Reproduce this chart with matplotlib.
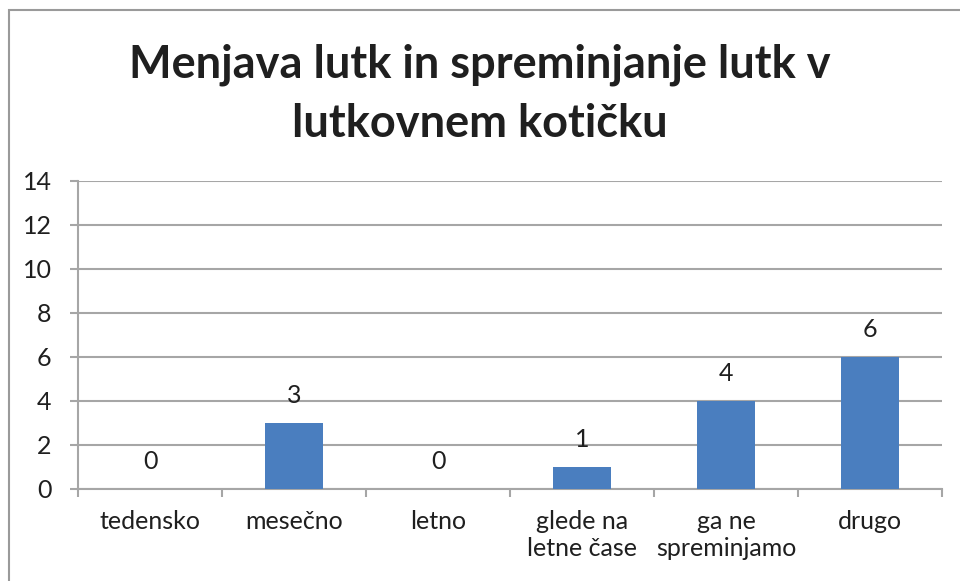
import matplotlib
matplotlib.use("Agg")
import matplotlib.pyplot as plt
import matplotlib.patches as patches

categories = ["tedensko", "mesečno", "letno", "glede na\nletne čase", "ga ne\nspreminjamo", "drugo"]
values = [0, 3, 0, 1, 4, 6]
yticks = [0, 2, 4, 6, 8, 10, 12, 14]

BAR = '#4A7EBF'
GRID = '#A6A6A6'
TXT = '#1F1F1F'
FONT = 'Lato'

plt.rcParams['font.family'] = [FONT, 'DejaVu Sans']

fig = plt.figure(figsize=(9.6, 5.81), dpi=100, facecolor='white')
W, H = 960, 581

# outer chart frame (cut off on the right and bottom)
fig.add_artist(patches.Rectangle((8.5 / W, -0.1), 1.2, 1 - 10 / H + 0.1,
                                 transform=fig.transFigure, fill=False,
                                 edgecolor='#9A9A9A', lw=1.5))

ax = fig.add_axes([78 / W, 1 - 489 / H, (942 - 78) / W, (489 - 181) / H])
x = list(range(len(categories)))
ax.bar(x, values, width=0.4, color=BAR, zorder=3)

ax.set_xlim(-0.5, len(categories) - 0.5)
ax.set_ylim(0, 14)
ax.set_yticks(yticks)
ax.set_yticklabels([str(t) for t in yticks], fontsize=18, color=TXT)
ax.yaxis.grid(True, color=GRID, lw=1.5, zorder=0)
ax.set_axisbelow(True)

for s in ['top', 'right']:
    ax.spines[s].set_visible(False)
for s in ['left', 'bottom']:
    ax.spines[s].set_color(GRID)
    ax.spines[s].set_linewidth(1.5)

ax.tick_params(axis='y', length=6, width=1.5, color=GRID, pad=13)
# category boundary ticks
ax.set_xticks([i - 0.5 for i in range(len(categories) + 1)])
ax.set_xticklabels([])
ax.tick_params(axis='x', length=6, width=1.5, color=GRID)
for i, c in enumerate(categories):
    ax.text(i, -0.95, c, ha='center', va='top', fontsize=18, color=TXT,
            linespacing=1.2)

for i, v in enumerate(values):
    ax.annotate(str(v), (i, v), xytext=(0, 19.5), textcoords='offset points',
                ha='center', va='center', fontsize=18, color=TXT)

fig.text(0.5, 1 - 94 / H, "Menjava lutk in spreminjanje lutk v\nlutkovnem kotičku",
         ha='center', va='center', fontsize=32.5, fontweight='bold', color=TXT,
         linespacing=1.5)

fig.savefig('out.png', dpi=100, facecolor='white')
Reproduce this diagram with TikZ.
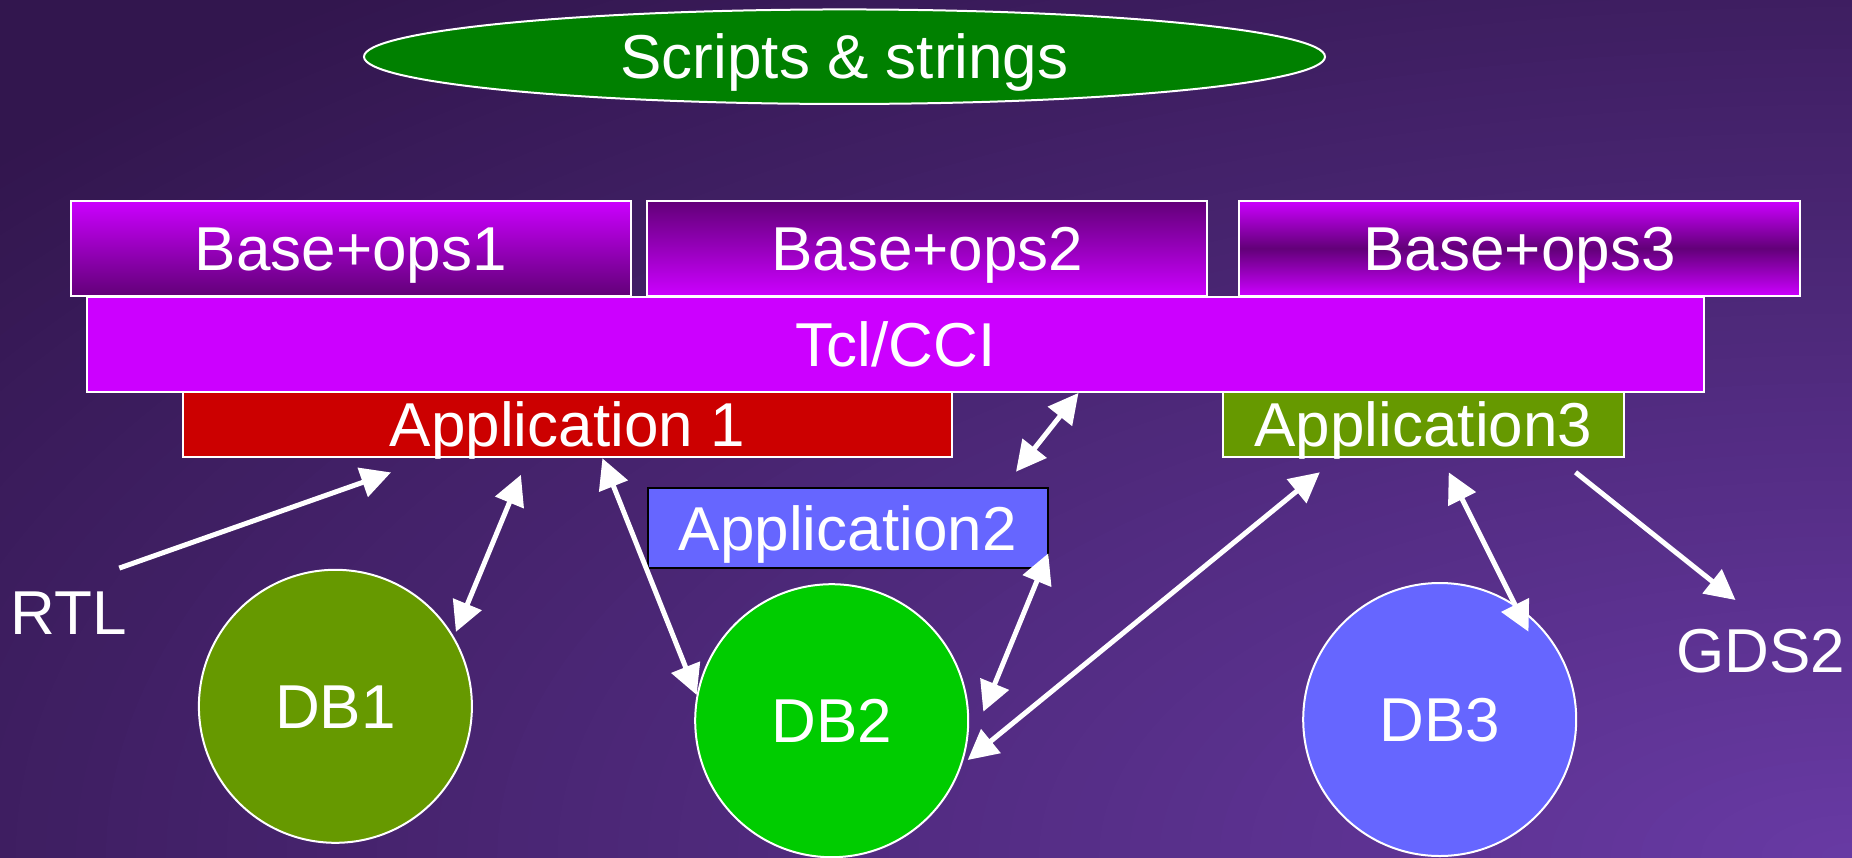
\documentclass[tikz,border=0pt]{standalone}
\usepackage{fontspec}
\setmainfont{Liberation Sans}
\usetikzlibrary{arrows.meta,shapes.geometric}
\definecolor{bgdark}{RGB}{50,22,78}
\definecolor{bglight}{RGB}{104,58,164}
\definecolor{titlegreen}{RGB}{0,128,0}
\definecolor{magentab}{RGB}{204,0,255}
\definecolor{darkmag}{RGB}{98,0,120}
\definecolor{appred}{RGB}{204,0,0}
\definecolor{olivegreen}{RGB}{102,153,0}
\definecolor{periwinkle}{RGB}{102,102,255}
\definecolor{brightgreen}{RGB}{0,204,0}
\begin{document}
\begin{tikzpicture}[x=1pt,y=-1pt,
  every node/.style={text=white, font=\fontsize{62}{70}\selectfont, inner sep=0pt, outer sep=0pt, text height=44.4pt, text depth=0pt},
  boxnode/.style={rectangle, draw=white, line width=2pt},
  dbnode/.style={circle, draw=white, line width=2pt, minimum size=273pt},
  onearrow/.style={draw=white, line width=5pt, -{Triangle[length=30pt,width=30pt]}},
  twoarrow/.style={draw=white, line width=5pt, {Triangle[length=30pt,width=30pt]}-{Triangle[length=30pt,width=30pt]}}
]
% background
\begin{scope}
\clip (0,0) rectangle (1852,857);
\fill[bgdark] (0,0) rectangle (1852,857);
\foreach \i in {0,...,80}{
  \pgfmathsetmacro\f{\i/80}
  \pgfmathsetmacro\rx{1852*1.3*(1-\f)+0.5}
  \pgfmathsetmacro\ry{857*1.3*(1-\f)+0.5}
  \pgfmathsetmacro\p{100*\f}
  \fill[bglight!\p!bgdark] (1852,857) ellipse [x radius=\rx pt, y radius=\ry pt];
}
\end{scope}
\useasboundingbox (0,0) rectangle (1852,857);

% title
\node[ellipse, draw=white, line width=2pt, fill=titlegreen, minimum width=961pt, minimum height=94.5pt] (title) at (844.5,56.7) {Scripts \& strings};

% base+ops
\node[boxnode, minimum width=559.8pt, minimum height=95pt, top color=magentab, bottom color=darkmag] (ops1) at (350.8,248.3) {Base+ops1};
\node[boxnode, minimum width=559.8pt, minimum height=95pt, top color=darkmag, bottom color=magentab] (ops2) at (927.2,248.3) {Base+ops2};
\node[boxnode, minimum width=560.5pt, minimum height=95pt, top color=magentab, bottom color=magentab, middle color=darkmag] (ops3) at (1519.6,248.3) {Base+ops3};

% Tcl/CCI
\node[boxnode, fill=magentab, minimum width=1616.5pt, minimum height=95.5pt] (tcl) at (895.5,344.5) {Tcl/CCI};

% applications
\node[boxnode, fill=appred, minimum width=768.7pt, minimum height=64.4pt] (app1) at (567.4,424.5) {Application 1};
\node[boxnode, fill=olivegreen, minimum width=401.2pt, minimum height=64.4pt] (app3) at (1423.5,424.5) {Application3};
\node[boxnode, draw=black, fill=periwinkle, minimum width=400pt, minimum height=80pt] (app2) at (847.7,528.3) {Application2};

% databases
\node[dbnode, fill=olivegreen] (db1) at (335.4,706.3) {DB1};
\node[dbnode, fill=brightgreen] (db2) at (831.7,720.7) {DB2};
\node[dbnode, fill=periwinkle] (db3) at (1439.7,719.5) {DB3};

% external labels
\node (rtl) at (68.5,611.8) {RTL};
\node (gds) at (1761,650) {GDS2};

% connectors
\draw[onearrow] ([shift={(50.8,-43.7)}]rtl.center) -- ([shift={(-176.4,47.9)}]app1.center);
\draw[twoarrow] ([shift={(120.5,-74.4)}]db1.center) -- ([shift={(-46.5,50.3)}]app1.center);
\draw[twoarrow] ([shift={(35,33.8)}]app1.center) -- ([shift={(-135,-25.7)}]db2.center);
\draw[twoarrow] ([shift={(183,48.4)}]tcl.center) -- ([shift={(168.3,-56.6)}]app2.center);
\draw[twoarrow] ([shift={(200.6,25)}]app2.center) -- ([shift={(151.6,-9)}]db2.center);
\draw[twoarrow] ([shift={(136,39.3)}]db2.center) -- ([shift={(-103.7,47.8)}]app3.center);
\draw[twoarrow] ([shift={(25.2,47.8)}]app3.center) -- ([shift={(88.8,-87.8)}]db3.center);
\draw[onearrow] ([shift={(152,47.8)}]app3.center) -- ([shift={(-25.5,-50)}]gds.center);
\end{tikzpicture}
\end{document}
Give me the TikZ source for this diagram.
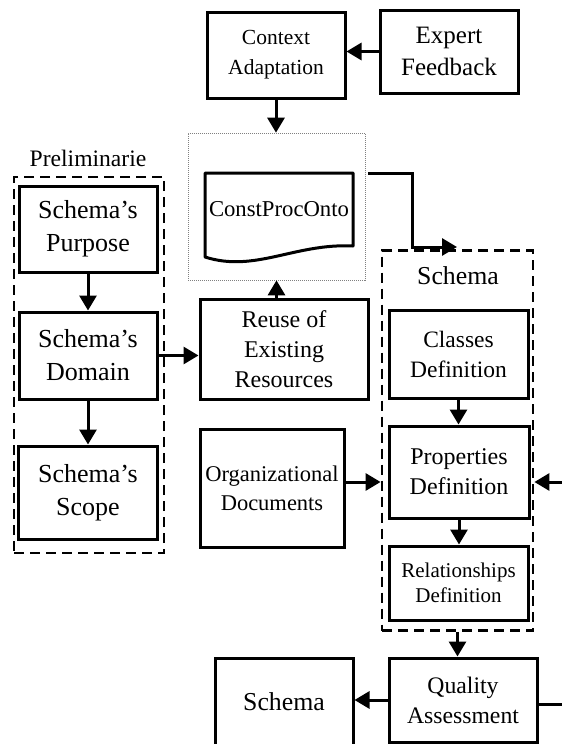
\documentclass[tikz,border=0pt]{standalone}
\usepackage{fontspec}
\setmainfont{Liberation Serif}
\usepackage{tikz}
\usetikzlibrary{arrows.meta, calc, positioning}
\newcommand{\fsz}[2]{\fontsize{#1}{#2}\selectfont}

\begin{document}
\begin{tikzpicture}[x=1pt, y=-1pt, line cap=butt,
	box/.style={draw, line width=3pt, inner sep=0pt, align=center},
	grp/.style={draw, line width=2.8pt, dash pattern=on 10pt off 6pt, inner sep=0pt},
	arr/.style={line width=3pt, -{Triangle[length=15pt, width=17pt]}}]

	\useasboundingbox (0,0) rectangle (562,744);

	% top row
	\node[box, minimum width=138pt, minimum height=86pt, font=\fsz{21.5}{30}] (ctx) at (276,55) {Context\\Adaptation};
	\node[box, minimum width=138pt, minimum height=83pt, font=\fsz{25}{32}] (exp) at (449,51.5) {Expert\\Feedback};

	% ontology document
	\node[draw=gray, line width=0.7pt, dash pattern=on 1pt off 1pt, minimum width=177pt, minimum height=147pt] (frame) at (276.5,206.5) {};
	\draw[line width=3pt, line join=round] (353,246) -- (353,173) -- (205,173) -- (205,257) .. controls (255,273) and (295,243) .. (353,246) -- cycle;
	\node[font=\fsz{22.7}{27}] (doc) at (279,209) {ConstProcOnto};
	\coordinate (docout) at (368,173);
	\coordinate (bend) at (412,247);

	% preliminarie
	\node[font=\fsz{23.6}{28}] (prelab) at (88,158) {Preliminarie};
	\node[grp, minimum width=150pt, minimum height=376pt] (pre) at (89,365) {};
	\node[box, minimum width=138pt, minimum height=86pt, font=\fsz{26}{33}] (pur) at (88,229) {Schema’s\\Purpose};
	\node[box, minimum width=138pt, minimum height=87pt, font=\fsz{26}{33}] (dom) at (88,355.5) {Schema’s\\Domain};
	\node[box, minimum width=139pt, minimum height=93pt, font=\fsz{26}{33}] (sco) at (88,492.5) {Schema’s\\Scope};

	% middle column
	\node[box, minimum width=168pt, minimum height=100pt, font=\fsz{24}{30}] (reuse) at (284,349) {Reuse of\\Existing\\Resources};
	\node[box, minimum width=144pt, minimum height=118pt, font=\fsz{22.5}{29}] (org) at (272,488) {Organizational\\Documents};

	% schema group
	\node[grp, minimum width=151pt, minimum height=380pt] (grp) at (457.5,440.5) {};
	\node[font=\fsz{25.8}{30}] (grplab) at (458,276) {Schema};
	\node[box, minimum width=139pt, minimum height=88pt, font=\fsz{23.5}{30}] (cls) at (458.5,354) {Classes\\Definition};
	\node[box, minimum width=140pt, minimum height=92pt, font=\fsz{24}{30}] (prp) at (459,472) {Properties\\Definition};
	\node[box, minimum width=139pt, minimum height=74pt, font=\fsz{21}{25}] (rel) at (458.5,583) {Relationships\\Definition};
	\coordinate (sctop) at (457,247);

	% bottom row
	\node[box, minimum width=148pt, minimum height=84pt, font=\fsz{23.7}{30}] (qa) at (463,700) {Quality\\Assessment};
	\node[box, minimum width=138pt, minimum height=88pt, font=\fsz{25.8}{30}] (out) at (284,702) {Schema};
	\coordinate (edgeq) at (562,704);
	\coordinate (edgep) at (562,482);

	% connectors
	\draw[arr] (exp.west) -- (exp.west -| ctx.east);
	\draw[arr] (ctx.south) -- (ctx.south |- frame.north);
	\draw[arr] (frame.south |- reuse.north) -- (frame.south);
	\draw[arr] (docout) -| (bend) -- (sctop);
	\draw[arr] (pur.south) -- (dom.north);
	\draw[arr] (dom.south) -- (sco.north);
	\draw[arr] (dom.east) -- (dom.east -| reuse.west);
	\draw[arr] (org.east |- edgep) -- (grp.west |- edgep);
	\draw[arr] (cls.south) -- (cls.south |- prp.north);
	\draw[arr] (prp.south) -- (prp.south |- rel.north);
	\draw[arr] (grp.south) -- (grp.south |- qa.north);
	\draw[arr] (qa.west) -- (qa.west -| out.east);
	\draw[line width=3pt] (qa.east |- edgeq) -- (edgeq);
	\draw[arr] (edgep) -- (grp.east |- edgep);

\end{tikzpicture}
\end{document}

● Aim of the task: Extract from the data every line where "this" shows up.

● Exercise output:
Reproduce this chart with matplotlib.
Reproduce this diagram with TikZ.
Give me the TikZ source for this diagram.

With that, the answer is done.